Ethnographic insight, desk research, academic literature review and consultation with expert advisory group to design a range of four interventions.

Alpha

  • Rapid Prototype Development
  • Testing in the field

Families across UK test the products in their homes for a short period of time and provide feedback.

Beta

  • More sophisticated prototypes
  • Observed testing in the field
  • Scaled up testing

Listening to parents and improving prototypes.

Larger quantities of products were tested amongst more families.

Life Moments

Timely awareness:
Will putting messages on pregnancy scan photo frames drive people to find out more about talking with their child?

Paraphernalia

Consumer products:
Will motivational messages on baby products such as bibs, changing mats and babygrows encourage parents to talk, sing and play more with their baby?

Chatbot

Harnessing technology:
Can a friendly chatbot – Wendy – get parents talking and interacting more with children as they carry out their household chores?

Design Challenge

Open innovation:
How does the home environment influence a child/parent interaction?
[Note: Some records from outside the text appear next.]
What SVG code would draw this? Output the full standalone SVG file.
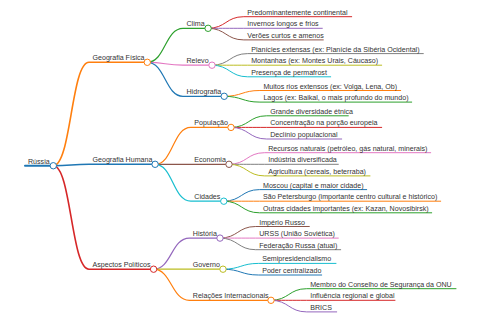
<svg xmlns="http://www.w3.org/2000/svg" width="480" height="320" viewBox="0 0 480 320">
<style>
text{font-family:"Liberation Sans",Arial,Helvetica,sans-serif;font-size:7.1px;fill:#333}
.l{fill:none;stroke-linecap:round}
.d0{stroke-width:2}
.d1{stroke-width:1.6}
.d2{stroke-width:1.2}
.d3{stroke-width:1}
circle{fill:#fff;stroke-width:1}
.blue{stroke:#1f77b4}.orange{stroke:#ff7f0e}.green{stroke:#2ca02c}.red{stroke:#d62728}.purple{stroke:#9467bd}.brown{stroke:#8c564b}.pink{stroke:#e377c2}.grey{stroke:#7f7f7f}.olive{stroke:#bcbd22}.cyan{stroke:#17becf}
</style>
<rect width="480" height="320" fill="#fff"/>
<g id="connectors">
<path class="l d0 blue" d="M25,165.75 H53.3"/>
<path class="l d1 orange" d="M53.3,165.75 C71.15,165.75 71.15,62.3 89,62.3 H147.3"/>
<path class="l d1 blue" d="M53.3,165.75 C71.15,165.75 71.15,164.3 89,164.3 H155.1"/>
<path class="l d1 red" d="M53.3,165.75 C71.15,165.75 71.15,269.2 89,269.2 H153.6"/>
<path class="l d2 green" d="M147.3,62.3 C165.15,62.3 165.15,28.3 183,28.3 H208.1"/>
<path class="l d2 pink" d="M147.3,62.3 C165.15,62.3 165.15,65.2 183,65.2 H212"/>
<path class="l d2 blue" d="M147.3,62.3 C165.15,62.3 165.15,96.3 183,96.3 H224.2"/>
<path class="l d2 orange" d="M155.1,164.3 C172.95,164.3 172.95,127.4 190.8,127.4 H231"/>
<path class="l d2 brown" d="M155.1,164.3 C172.95,164.3 172.95,164.3 190.8,164.3 H229"/>
<path class="l d2 cyan" d="M155.1,164.3 C172.95,164.3 172.95,201.2 190.8,201.2 H223.8"/>
<path class="l d2 purple" d="M153.6,269.2 C171.45,269.2 171.45,238.1 189.3,238.1 H220"/>
<path class="l d2 olive" d="M153.6,269.2 C171.45,269.2 171.45,269.2 189.3,269.2 H223"/>
<path class="l d2 orange" d="M153.6,269.2 C171.45,269.2 171.45,300.3 189.3,300.3 H271"/>
<path class="l d3 red" d="M208.1,28.3 C225.95,28.3 225.95,16.7 243.8,16.7 H351.7"/>
<path class="l d3 purple" d="M208.1,28.3 C225.95,28.3 225.95,28.3 243.8,28.3 H322.3"/>
<path class="l d3 brown" d="M208.1,28.3 C225.95,28.3 225.95,39.9 243.8,39.9 H323.3"/>
<path class="l d3 grey" d="M212,65.2 C229.85,65.2 229.85,53.6 247.7,53.6 H423.3"/>
<path class="l d3 olive" d="M212,65.2 C229.85,65.2 229.85,65.2 247.7,65.2 H381.7"/>
<path class="l d3 cyan" d="M212,65.2 C229.85,65.2 229.85,76.8 247.7,76.8 H330.7"/>
<path class="l d3 orange" d="M224.2,96.3 C242.05,96.3 242.05,90.5 259.9,90.5 H400.7"/>
<path class="l d3 green" d="M224.2,96.3 C242.05,96.3 242.05,102.1 259.9,102.1 H411.7"/>
<path class="l d3 green" d="M231,127.4 C248.85,127.4 248.85,115.8 266.7,115.8 H348.3"/>
<path class="l d3 red" d="M231,127.4 C248.85,127.4 248.85,127.4 266.7,127.4 H381.7"/>
<path class="l d3 purple" d="M231,127.4 C248.85,127.4 248.85,139 266.7,139 H341.7"/>
<path class="l d3 pink" d="M229,164.3 C246.85,164.3 246.85,152.7 264.7,152.7 H430.7"/>
<path class="l d3 grey" d="M229,164.3 C246.85,164.3 246.85,164.3 264.7,164.3 H338.3"/>
<path class="l d3 olive" d="M229,164.3 C246.85,164.3 246.85,175.9 264.7,175.9 H370"/>
<path class="l d3 blue" d="M223.8,201.2 C241.65,201.2 241.65,189.6 259.5,189.6 H366.7"/>
<path class="l d3 orange" d="M223.8,201.2 C241.65,201.2 241.65,201.2 259.5,201.2 H440.7"/>
<path class="l d3 green" d="M223.8,201.2 C241.65,201.2 241.65,212.8 259.5,212.8 H431.7"/>
<path class="l d3 brown" d="M220,238.1 C237.85,238.1 237.85,226.5 255.7,226.5 H309.3"/>
<path class="l d3 pink" d="M220,238.1 C237.85,238.1 237.85,238.1 255.7,238.1 H338.3"/>
<path class="l d3 grey" d="M220,238.1 C237.85,238.1 237.85,249.7 255.7,249.7 H340.7"/>
<path class="l d3 cyan" d="M223,269.2 C240.85,269.2 240.85,263.4 258.7,263.4 H336"/>
<path class="l d3 blue" d="M223,269.2 C240.85,269.2 240.85,275 258.7,275 H321.7"/>
<path class="l d3 green" d="M271,300.3 C288.85,300.3 288.85,288.7 306.7,288.7 H456"/>
<path class="l d3 red" d="M271,300.3 C288.85,300.3 288.85,300.3 306.7,300.3 H395"/>
<path class="l d3 purple" d="M271,300.3 C288.85,300.3 288.85,311.9 306.7,311.9 H336.7"/>
</g>
<g id="node-russia"><text x="28" y="163.7">Rússia</text><circle class="blue" cx="53.3" cy="165.75" r="3.2"/></g>
<g id="node-geografia-fisica"><text x="92.5" y="60.3">Geografia Física</text><circle class="orange" cx="147.3" cy="62.3" r="3.2"/></g>
<g id="node-geografia-humana"><text x="92.5" y="162.3">Geografia Humana</text><circle class="blue" cx="155.1" cy="164.3" r="3.2"/></g>
<g id="node-aspectos-politicos"><text x="92.5" y="267.2">Aspectos Políticos</text><circle class="red" cx="153.6" cy="269.2" r="3.2"/></g>
<g id="node-clima"><text x="186.5" y="26.3">Clima</text><circle class="green" cx="208.1" cy="28.3" r="3.2"/></g>
<g id="node-relevo"><text x="186.5" y="63.2">Relevo</text><circle class="pink" cx="212" cy="65.2" r="3.2"/></g>
<g id="node-hidrografia"><text x="186.5" y="94.3">Hidrografia</text><circle class="blue" cx="224.2" cy="96.3" r="3.2"/></g>
<g id="node-populacao"><text x="194.3" y="125.4">População</text><circle class="orange" cx="231" cy="127.4" r="3.2"/></g>
<g id="node-economia"><text x="194.3" y="162.3">Economia</text><circle class="brown" cx="229" cy="164.3" r="3.2"/></g>
<g id="node-cidades"><text x="194.3" y="199.2">Cidades</text><circle class="cyan" cx="223.8" cy="201.2" r="3.2"/></g>
<g id="node-historia"><text x="192.8" y="236.1">História</text><circle class="purple" cx="220" cy="238.1" r="3.2"/></g>
<g id="node-governo"><text x="192.8" y="267.2">Governo</text><circle class="olive" cx="223" cy="269.2" r="3.2"/></g>
<g id="node-relacoes"><text x="192.8" y="298.3">Relações Internacionais</text><circle class="orange" cx="271" cy="300.3" r="3.2"/></g>
<g id="leaf-1"><text x="247.3" y="14.7">Predominantemente continental</text></g>
<g id="leaf-2"><text x="247.3" y="26.3">Invernos longos e frios</text></g>
<g id="leaf-3"><text x="247.3" y="37.9">Verões curtos e amenos</text></g>
<g id="leaf-4"><text x="251.2" y="51.6">Planícies extensas (ex: Planície da Sibéria Ocidental)</text></g>
<g id="leaf-5"><text x="251.2" y="63.2">Montanhas (ex: Montes Urais, Cáucaso)</text></g>
<g id="leaf-6"><text x="251.2" y="74.8">Presença de permafrost</text></g>
<g id="leaf-7"><text x="263.4" y="88.5">Muitos rios extensos (ex: Volga, Lena, Ob)</text></g>
<g id="leaf-8"><text x="263.4" y="100.1">Lagos (ex: Baikal, o mais profundo do mundo)</text></g>
<g id="leaf-9"><text x="270.2" y="113.8">Grande diversidade étnica</text></g>
<g id="leaf-10"><text x="270.2" y="125.4">Concentração na porção europeia</text></g>
<g id="leaf-11"><text x="270.2" y="137">Declínio populacional</text></g>
<g id="leaf-12"><text x="268.2" y="150.7">Recursos naturais (petróleo, gás natural, minerais)</text></g>
<g id="leaf-13"><text x="268.2" y="162.3">Indústria diversificada</text></g>
<g id="leaf-14"><text x="268.2" y="173.9">Agricultura (cereais, beterraba)</text></g>
<g id="leaf-15"><text x="263" y="187.6">Moscou (capital e maior cidade)</text></g>
<g id="leaf-16"><text x="263" y="199.2">São Petersburgo (importante centro cultural e histórico)</text></g>
<g id="leaf-17"><text x="263" y="210.8">Outras cidades importantes (ex: Kazan, Novosibirsk)</text></g>
<g id="leaf-18"><text x="259.2" y="224.5">Império Russo</text></g>
<g id="leaf-19"><text x="259.2" y="236.1">URSS (União Soviética)</text></g>
<g id="leaf-20"><text x="259.2" y="247.7">Federação Russa (atual)</text></g>
<g id="leaf-21"><text x="262.2" y="261.4">Semipresidencialismo</text></g>
<g id="leaf-22"><text x="262.2" y="273">Poder centralizado</text></g>
<g id="leaf-23"><text x="310.2" y="286.7">Membro do Conselho de Segurança da ONU</text></g>
<g id="leaf-24"><text x="310.2" y="298.3">Influência regional e global</text></g>
<g id="leaf-25"><text x="310.2" y="309.9">BRICS</text></g>
</svg>
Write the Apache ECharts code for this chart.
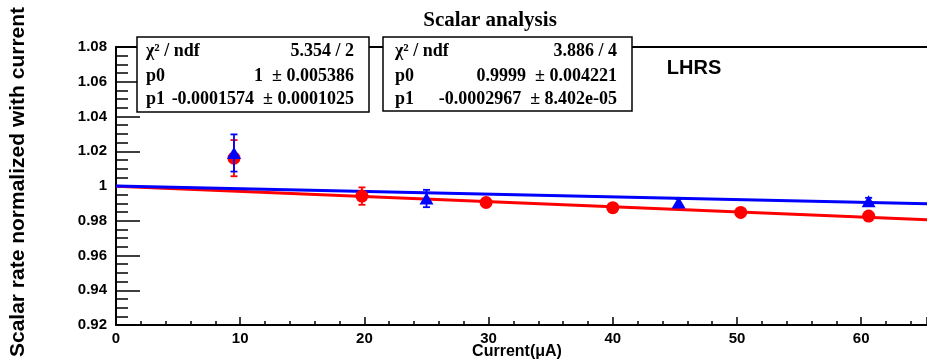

Could the design sector be mobilised to pick up the challenge?

Year 1 results

  • Two out of four interventions showed positive signs of increasing the amount that parents talk, sing and play with their children.
  • Demonstrated the power of motivational messaging applied to baby paraphernalia was (a) behaviourally impactful, and (b) popular with parents and the items had the potential to be viable consumer products.
  • Proved chatbots are effective at engaging this audience, content deployed through chatbots can be behaviourally impactful, and worked out how to convert Facebook users into chatbot users.
  • Forged new relationships with strategic partners, for example the Behavioural Insights Team and major players in the design sector.
  • Helped Save the Children’s innovation team adopt a new, agile way of working.
  • Attracted third-party backing for further Wonder Words development with a six-figure donation from Johnson & Johnson and a multi-year partnership with a high street retailer.